--- OBJECTIVE ---
Faithfully return all lines, omitting every embedded picture.

START DATASET SECTION

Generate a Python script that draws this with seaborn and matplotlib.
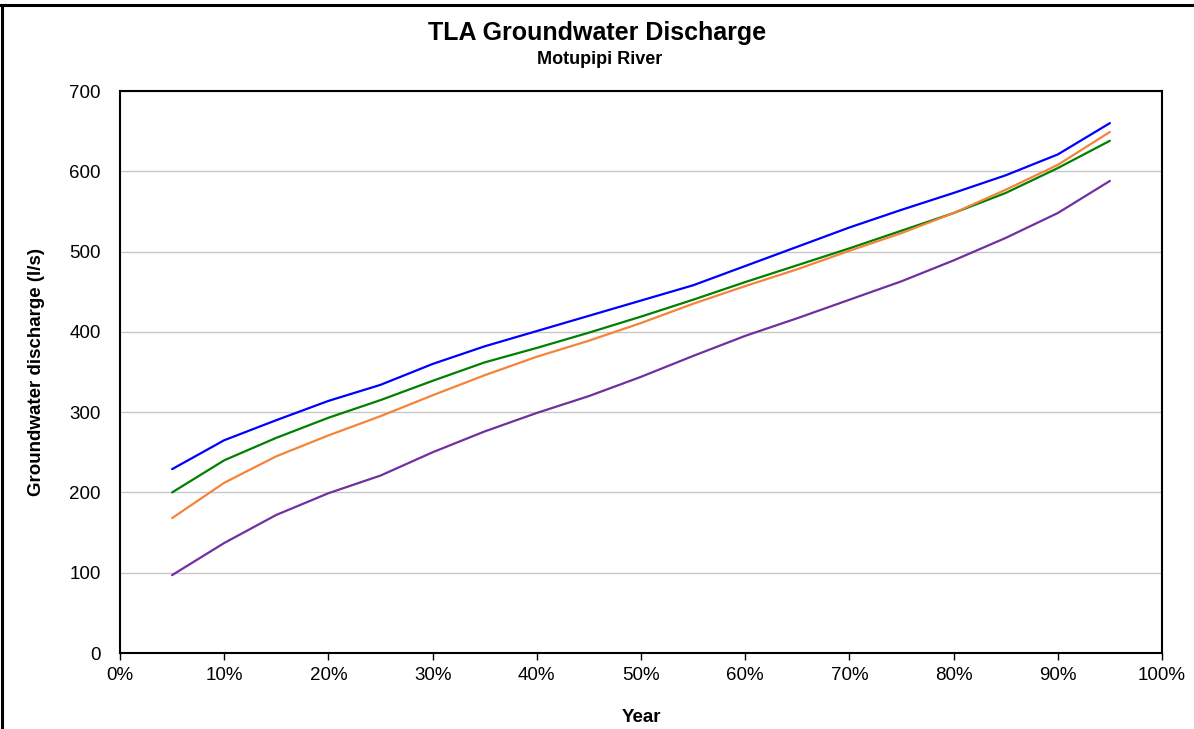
import matplotlib
matplotlib.use("Agg")
import matplotlib.pyplot as plt
from matplotlib.lines import Line2D
from matplotlib.ticker import FuncFormatter, MultipleLocator
import seaborn as sns
import pandas as pd

# ---- data ----
exceedance = [0.05, 0.10, 0.15, 0.20, 0.25, 0.30, 0.35, 0.40, 0.45, 0.50,
              0.55, 0.60, 0.65, 0.70, 0.75, 0.80, 0.85, 0.90, 0.95]
series_blue = [229, 265, 290, 314, 334, 360, 382, 401, 420, 439,
               458, 482, 506, 530, 552, 573, 595, 621, 660]
series_green = [200, 240, 268, 293, 315, 339, 362, 380, 399, 419,
                440, 462, 483, 504, 526, 548, 573, 604, 638]
series_orange = [168, 212, 245, 271, 295, 321, 346, 369, 389, 411,
                 435, 457, 478, 501, 523, 548, 577, 608, 649]
series_purple = [97, 137, 172, 199, 221, 250, 276, 299, 320, 344,
                 370, 395, 417, 440, 463, 489, 517, 548, 588]
series_names = ["Series 1", "Series 2", "Series 3", "Series 4"]
series_colors = ["#0000FF", "#008000", "#F5843A", "#7030A0"]

frames = []
for name, vals in zip(series_names, [series_blue, series_green, series_orange, series_purple]):
    frames.append(pd.DataFrame({"x": exceedance, "y": vals, "series": name}))
df = pd.concat(frames, ignore_index=True)

sns.set_theme(style="white")
plt.rcParams["font.family"] = ["Liberation Sans", "DejaVu Sans"]

W, H = 1194, 729
fig = plt.figure(figsize=(W / 100, H / 100), dpi=100)
ax_l, ax_r, ax_t, ax_b = 120, 1162, 91, 653
ax = fig.add_axes([ax_l / W, 1 - ax_b / H, (ax_r - ax_l) / W, (ax_b - ax_t) / H])

sns.lineplot(data=df, x="x", y="y", hue="series", palette=dict(zip(series_names, series_colors)),
             linewidth=1.6, ax=ax, legend=False, sort=False)

ax.set_xlim(0, 1)
ax.set_ylim(0, 700)
ax.xaxis.set_major_locator(MultipleLocator(0.1))
ax.yaxis.set_major_locator(MultipleLocator(100))
ax.xaxis.set_major_formatter(FuncFormatter(lambda v, p: f"{v*100:.0f}%"))
ax.grid(axis="y", color="#c8c8c8", linewidth=1.0)
ax.grid(axis="x", visible=False)
ax.set_axisbelow(True)

for s in ax.spines.values():
    s.set_visible(True)
    s.set_color("black")
    s.set_linewidth(1.5)

ax.tick_params(axis="x", which="major", bottom=True, length=5, width=1, color="black",
               pad=5, labelsize=13.5, labelcolor="black")
ax.tick_params(axis="y", which="major", left=False, length=0, pad=14,
               labelsize=13.5, labelcolor="black")

ax.set_xlabel("Year", fontsize=13.5, fontweight="bold", color="black")
ax.set_ylabel("Groundwater discharge (l/s)", fontsize=13.5, fontweight="bold", color="black")
ax.xaxis.set_label_coords(0.5, -(718 - ax_b) / (ax_b - ax_t))
ax.xaxis.label.set_va("center")
ax.yaxis.set_label_coords(-(ax_l - 37) / (ax_r - ax_l), 0.5)
ax.yaxis.label.set_va("center")

fig.text(597 / W, 1 - 33 / H, "TLA Groundwater Discharge", ha="center", va="center",
         fontsize=18, fontweight="bold", color="black")
fig.text(600 / W, 1 - 59 / H, "Motupipi River", ha="center", va="center",
         fontsize=13, fontweight="bold", color="black")

# outer chart-area border (left and top edges visible in the crop)
fig.add_artist(Line2D([1.5 / W, 1.5 / W], [0, 1 - 4.5 / H], transform=fig.transFigure,
                      color="black", linewidth=2.2))
fig.add_artist(Line2D([0, 1], [1 - 4.5 / H, 1 - 4.5 / H], transform=fig.transFigure,
                      color="black", linewidth=2.2))

fig.savefig("out.png", dpi=100)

END DATASET SECTION

--- OUTPUT OF THE TASK ---
Generate a Python script that draws this with seaborn and matplotlib.
import matplotlib
matplotlib.use("Agg")
import matplotlib.pyplot as plt
from matplotlib.lines import Line2D
from matplotlib.ticker import FuncFormatter, MultipleLocator
import seaborn as sns
import pandas as pd

# ---- data ----
exceedance = [0.05, 0.10, 0.15, 0.20, 0.25, 0.30, 0.35, 0.40, 0.45, 0.50,
              0.55, 0.60, 0.65, 0.70, 0.75, 0.80, 0.85, 0.90, 0.95]
series_blue = [229, 265, 290, 314, 334, 360, 382, 401, 420, 439,
               458, 482, 506, 530, 552, 573, 595, 621, 660]
series_green = [200, 240, 268, 293, 315, 339, 362, 380, 399, 419,
                440, 462, 483, 504, 526, 548, 573, 604, 638]
series_orange = [168, 212, 245, 271, 295, 321, 346, 369, 389, 411,
                 435, 457, 478, 501, 523, 548, 577, 608, 649]
series_purple = [97, 137, 172, 199, 221, 250, 276, 299, 320, 344,
                 370, 395, 417, 440, 463, 489, 517, 548, 588]
series_names = ["Series 1", "Series 2", "Series 3", "Series 4"]
series_colors = ["#0000FF", "#008000", "#F5843A", "#7030A0"]

frames = []
for name, vals in zip(series_names, [series_blue, series_green, series_orange, series_purple]):
    frames.append(pd.DataFrame({"x": exceedance, "y": vals, "series": name}))
df = pd.concat(frames, ignore_index=True)

sns.set_theme(style="white")
plt.rcParams["font.family"] = ["Liberation Sans", "DejaVu Sans"]

W, H = 1194, 729
fig = plt.figure(figsize=(W / 100, H / 100), dpi=100)
ax_l, ax_r, ax_t, ax_b = 120, 1162, 91, 653
ax = fig.add_axes([ax_l / W, 1 - ax_b / H, (ax_r - ax_l) / W, (ax_b - ax_t) / H])

sns.lineplot(data=df, x="x", y="y", hue="series", palette=dict(zip(series_names, series_colors)),
             linewidth=1.6, ax=ax, legend=False, sort=False)

ax.set_xlim(0, 1)
ax.set_ylim(0, 700)
ax.xaxis.set_major_locator(MultipleLocator(0.1))
ax.yaxis.set_major_locator(MultipleLocator(100))
ax.xaxis.set_major_formatter(FuncFormatter(lambda v, p: f"{v*100:.0f}%"))
ax.grid(axis="y", color="#c8c8c8", linewidth=1.0)
ax.grid(axis="x", visible=False)
ax.set_axisbelow(True)

for s in ax.spines.values():
    s.set_visible(True)
    s.set_color("black")
    s.set_linewidth(1.5)

ax.tick_params(axis="x", which="major", bottom=True, length=5, width=1, color="black",
               pad=5, labelsize=13.5, labelcolor="black")
ax.tick_params(axis="y", which="major", left=False, length=0, pad=14,
               labelsize=13.5, labelcolor="black")

ax.set_xlabel("Year", fontsize=13.5, fontweight="bold", color="black")
ax.set_ylabel("Groundwater discharge (l/s)", fontsize=13.5, fontweight="bold", color="black")
ax.xaxis.set_label_coords(0.5, -(718 - ax_b) / (ax_b - ax_t))
ax.xaxis.label.set_va("center")
ax.yaxis.set_label_coords(-(ax_l - 37) / (ax_r - ax_l), 0.5)
ax.yaxis.label.set_va("center")

fig.text(597 / W, 1 - 33 / H, "TLA Groundwater Discharge", ha="center", va="center",
         fontsize=18, fontweight="bold", color="black")
fig.text(600 / W, 1 - 59 / H, "Motupipi River", ha="center", va="center",
         fontsize=13, fontweight="bold", color="black")

# outer chart-area border (left and top edges visible in the crop)
fig.add_artist(Line2D([1.5 / W, 1.5 / W], [0, 1 - 4.5 / H], transform=fig.transFigure,
                      color="black", linewidth=2.2))
fig.add_artist(Line2D([0, 1], [1 - 4.5 / H, 1 - 4.5 / H], transform=fig.transFigure,
                      color="black", linewidth=2.2))

fig.savefig("out.png", dpi=100)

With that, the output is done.